“(Dijo Pedro:) ‘Haremos tres tiendas: para ti, otra para Moisés y otra para Elías’. No sabía lo que decía. Todavía estaba diciendo esto, cuando llegó una nube que los cubrió con su sombra. Se llenaron de temor al entrar en la nube. Y una voz desde la nube decía: Este es mi Hijo, el Elegido, escuchadlo” (Lc. 9,33-35).
Cuando uno se siente mal por estar acatarrado y no parar de toser, es normal echar de menos otros momentos “sublimes” y sentirse apesadumbrado por no poder hacer nada que parezca valer la pena. Pero el Evangelio de hoy nos saca de esta ilusión y nos devuelve a la realidad.
Pedro, deslumbrado por la visión de Jesús transfigurado, busca hacer algo para retener aquel momento glorioso: “Haremos tres tiendas”. Quiere tomar el control de su experiencia religiosa, fijarla, hacer algo por Dios. Pero la voz del Padre lo corrige: no se trata tanto de hacer, cuanto de escuchar, de permanecer abierto a la acción de Dios. “Escuchadlo”, dice la voz del Padre. Es una llamada a la docilidad, a la receptividad, a dejar que Dios sea quien actúe en nuestras vidas, quien tome el control, antes que querer actuar nosotros por nuestra cuenta.
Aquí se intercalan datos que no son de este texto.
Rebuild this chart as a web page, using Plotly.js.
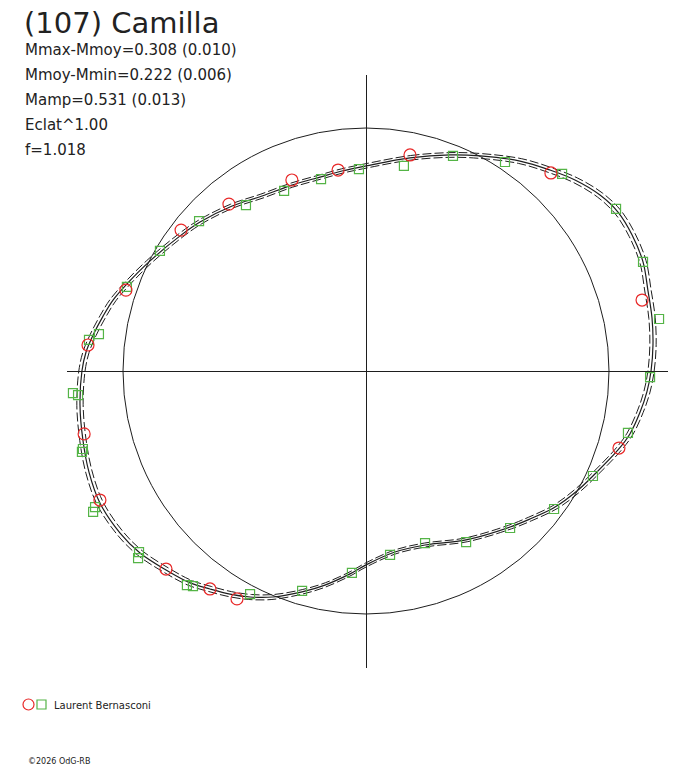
<!DOCTYPE html>
<html>
<head>
<meta charset="utf-8">
<script src="https://cdn.plot.ly/plotly-3.0.1.min.js"></script>
<style>html,body{margin:0;padding:0;background:#fff;}#chart{width:688px;height:768px;}</style>
</head>
<body>
<div id="chart"></div>
<script>
// ---- Data (units: radius of the mean-magnitude reference circle = 1) ----
var asteroidName = "(107) Camilla";
var infoLines = ["Mmax-Mmoy=0.308 (0.010)", "Mmoy-Mmin=0.222 (0.006)", "Mamp=0.531 (0.013)", "Eclat^1.00", "f=1.018"];
var observerName = "Laurent Bernasconi";
var copyrightText = "©2026 OdG-RB";
var meanRadius = 1;
var bandWidth = 0.011;

var curveX = [0, 0.181, 0.346, 0.469, 0.634, 0.757, 0.860, 0.963, 1.037, 1.095, 1.140, 1.160, 1.177, 1.181, 1.173, 1.156, 1.128, 1.086, 1.037, 0.942, 0.868, 0.778, 0.675, 0.593, 0.412, 0.243, 0.119, 0, -0.066, -0.169, -0.263, -0.383, -0.477, -0.560, -0.642, -0.724, -0.823, -0.930, -1.012, -1.095, -1.140, -1.165, -1.177, -1.169, -1.152, -1.123, -1.082, -1.041, -0.984, -0.893, -0.765, -0.683, -0.551, -0.428, -0.305, -0.189, -0.099, 0];
var curveY = [0.844, 0.877, 0.889, 0.885, 0.864, 0.827, 0.786, 0.724, 0.654, 0.560, 0.449, 0.333, 0.218, 0.107, 0, -0.086, -0.169, -0.259, -0.325, -0.424, -0.494, -0.560, -0.609, -0.642, -0.695, -0.716, -0.745, -0.798, -0.835, -0.881, -0.909, -0.930, -0.930, -0.918, -0.897, -0.872, -0.819, -0.749, -0.667, -0.543, -0.416, -0.284, -0.140, 0, 0.078, 0.148, 0.226, 0.292, 0.358, 0.449, 0.556, 0.613, 0.679, 0.720, 0.765, 0.798, 0.823, 0.844];

var redX = [0.181, 0.761, 1.136, 1.041, -0.531, -0.642, -0.823, -1.095, -1.160, -1.144, -0.988, -0.761, -0.564, -0.305, -0.115];
var redY = [0.889, 0.815, 0.292, -0.317, -0.938, -0.897, -0.815, -0.531, -0.259, 0.107, 0.333, 0.580, 0.687, 0.786, 0.827];

var greenX = [0.156, 0.358, 0.572, 0.807, 1.029, 1.140, 1.206, 1.169, 1.078, 0.934, 0.774, 0.593, 0.412, 0.243, 0.099, -0.058, -0.263, -0.477, -0.712, -0.737, -0.934, -0.938, -1.115, -1.123, -1.165, -1.169, -1.185, -1.206, -1.140, -1.099, -0.984, -0.848, -0.687, -0.494, -0.337, -0.185, -0.029];
var greenY = [0.844, 0.885, 0.860, 0.811, 0.667, 0.449, 0.214, -0.025, -0.255, -0.432, -0.568, -0.646, -0.704, -0.708, -0.757, -0.831, -0.905, -0.918, -0.885, -0.881, -0.745, -0.770, -0.560, -0.580, -0.321, -0.333, -0.099, -0.091, 0.128, 0.152, 0.346, 0.494, 0.617, 0.683, 0.741, 0.790, 0.831];

// ---- Layout helpers ----
var W = 688, H = 768;
var M = {l: 67, r: 20, t: 75, b: 100};
var pw = W - M.l - M.r, ph = H - M.t - M.b;
function px2x(px){ return (px - M.l) / pw; }
function py2y(py){ return (H - M.b - py) / ph; }

var ink = '#1e1e1e';
var redC = 'rgb(232,40,40)';
var greenC = 'rgb(84,180,70)';

function scaled(arr, k){ return arr.map(function(v){ return v * k; }); }

var traces = [
  {x: scaled(curveX, 1 + bandWidth), y: scaled(curveY, 1 + bandWidth), mode: 'lines', line: {color: ink, width: 1, dash: '9px,3px', shape: 'spline', smoothing: 1}, hoverinfo: 'skip'},
  {x: scaled(curveX, 1 - bandWidth), y: scaled(curveY, 1 - bandWidth), mode: 'lines', line: {color: ink, width: 1, dash: '9px,3px', shape: 'spline', smoothing: 1}, hoverinfo: 'skip'},
  {x: curveX, y: curveY, mode: 'lines', line: {color: ink, width: 1.2, shape: 'spline', smoothing: 1}, hoverinfo: 'skip'},
  {x: greenX, y: greenY, mode: 'markers', marker: {symbol: 'square-open', size: 9, color: greenC, line: {width: 1.2, color: greenC}}, hoverinfo: 'skip'},
  {x: redX, y: redY, mode: 'markers', marker: {symbol: 'circle-open', size: 12, color: redC, line: {width: 1.2, color: redC}}, hoverinfo: 'skip'}
];

var annotations = infoLines.map(function(t, i){
  return {text: t, xref: 'paper', yref: 'paper', x: px2x(23), y: py2y(50 + 25 * i), xanchor: 'left', yanchor: 'middle', showarrow: false, font: {family: 'DejaVu Sans', size: 15, color: '#222'}};
});
annotations.push({text: observerName, xref: 'paper', yref: 'paper', x: px2x(52), y: py2y(705), xanchor: 'left', yanchor: 'middle', showarrow: false, font: {family: 'DejaVu Sans', size: 10, color: '#222'}});
annotations.push({text: copyrightText, xref: 'paper', yref: 'paper', x: px2x(26), y: py2y(762), xanchor: 'left', yanchor: 'middle', showarrow: false, font: {family: 'DejaVu Sans', size: 8, color: '#222'}});

var shapes = [
  {type: 'circle', xref: 'x', yref: 'y', x0: -meanRadius, x1: meanRadius, y0: -meanRadius, y1: meanRadius, line: {color: ink, width: 1}, layer: 'below'},
  {type: 'circle', xref: 'paper', yref: 'paper', x0: px2x(23), x1: px2x(34), y0: py2y(710), y1: py2y(699), line: {color: redC, width: 1.2}},
  {type: 'rect', xref: 'paper', yref: 'paper', x0: px2x(37), x1: px2x(46), y0: py2y(709), y1: py2y(700), line: {color: greenC, width: 1.2}}
];

var axisCommon = {showgrid: false, zeroline: true, zerolinecolor: ink, zerolinewidth: 1, showticklabels: false, ticks: '', showline: false, fixedrange: true};

var layout = {
  width: W, height: H,
  margin: {l: M.l, r: M.r, t: M.t, b: M.b, pad: 0},
  paper_bgcolor: '#fff', plot_bgcolor: '#fff',
  showlegend: false,
  title: {text: asteroidName, x: 24 / W, xanchor: 'left', xref: 'container', y: 1 - 23 / H, yanchor: 'middle', yref: 'container', font: {family: 'DejaVu Sans', size: 29, color: '#222'}},
  xaxis: Object.assign({range: [-299 / 243, 302 / 243]}, axisCommon),
  yaxis: Object.assign({range: [-297 / 243, 296 / 243]}, axisCommon),
  annotations: annotations,
  shapes: shapes
};

Plotly.newPlot('chart', traces, layout, {staticPlot: true, displayModeBar: false});
</script>
</body>
</html>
A menudo caemos en esa trampa. Creemos que nuestra vida espiritual depende de lo que hacemos para Dios: oraciones, ayunos, obras de caridad, grandes compromisos apostólicos. Pero olvidamos que lo esencial no es lo que hacemos por Él, sino lo que Él hace por nosotros. Nos gustaría quedarnos en el monte Tabor, en la experiencia de lo extraordinario, pero Dios nos espera en la llanura de lo cotidiano. Nos llama a descubrirlo en la rutina sencilla de cada día: en el bajar la basura al contenedor, en el vaciar la lavadora y tender la ropa, en el conducir desde casa al trabajo, en el escuchar con atención a un miembro de nuestra familia triste o agobiado… Ahí también está Él; ahí podemos y debemos encontrarlo. Todo es ocasión para vivir en el amor, el abandono y el servicio.
Señor Jesús, enséñame a escucharte en el silencio de mi corazón y en la sencillez de la vida diaria. Que no te busque solo en experiencias “sublimes y religiosas”, sino que sepa encontrarte en cada pequeño acto de amor y de olvido propio. Amén.